What if the upcoming day of our death were of just as much cause for celebration as the day of our birth? What if, in addition to our known day of birth, as children we were to begin celebrating our unknown day of death? It could even be fun to pick some random day to represent that mysterious unknown day, and on that day celebrate life, including, of course, our certain death. This may sound bizarre, but does it have to be? I see two bookends: one called birth, one called death, and in between there sit lots of facinating, stay-up-late-with-flashlight-under-the-covers-reading kind of books, one for each year in the amazing series of our lives.

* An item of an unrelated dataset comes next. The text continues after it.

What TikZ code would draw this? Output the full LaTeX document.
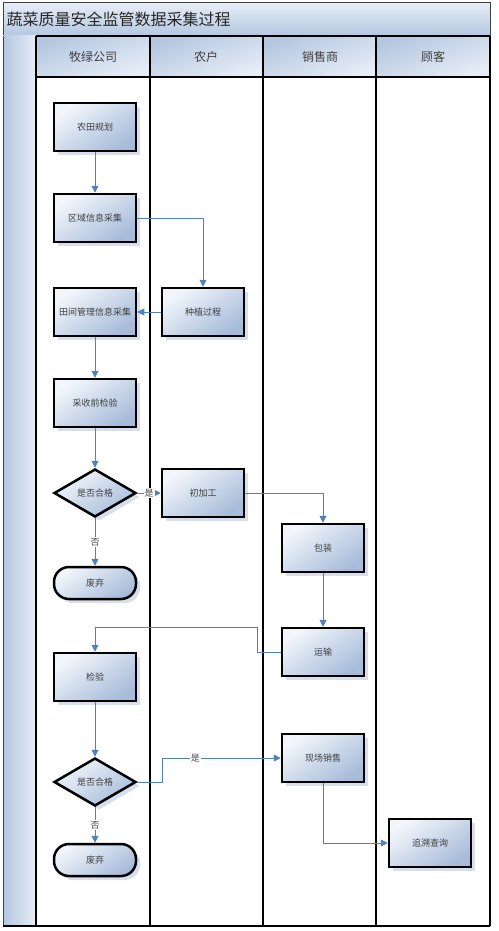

So, I’m about to put the 39th book on that shelf. And if I didn’t still sometimes entertain old, recycled thoughts of where a woman of 39 should be, what kind of wrinkles and grayer shades of hair she should be hiding, and what she should have done with her life by now, well, there it is: #39, just another book, plain and simple. Another tome in the life I call “mine”, the life I keep thinking I own. Ha ha. It’s a good book, I must say: filled with love, adventure, its good share of drama and suspense, mixed in with hearty heaping moments of fear, and lots of page turning question marks and uncertainty too… in short, all the best stuff of stories.
And, P.S. 39 will happen on February 10!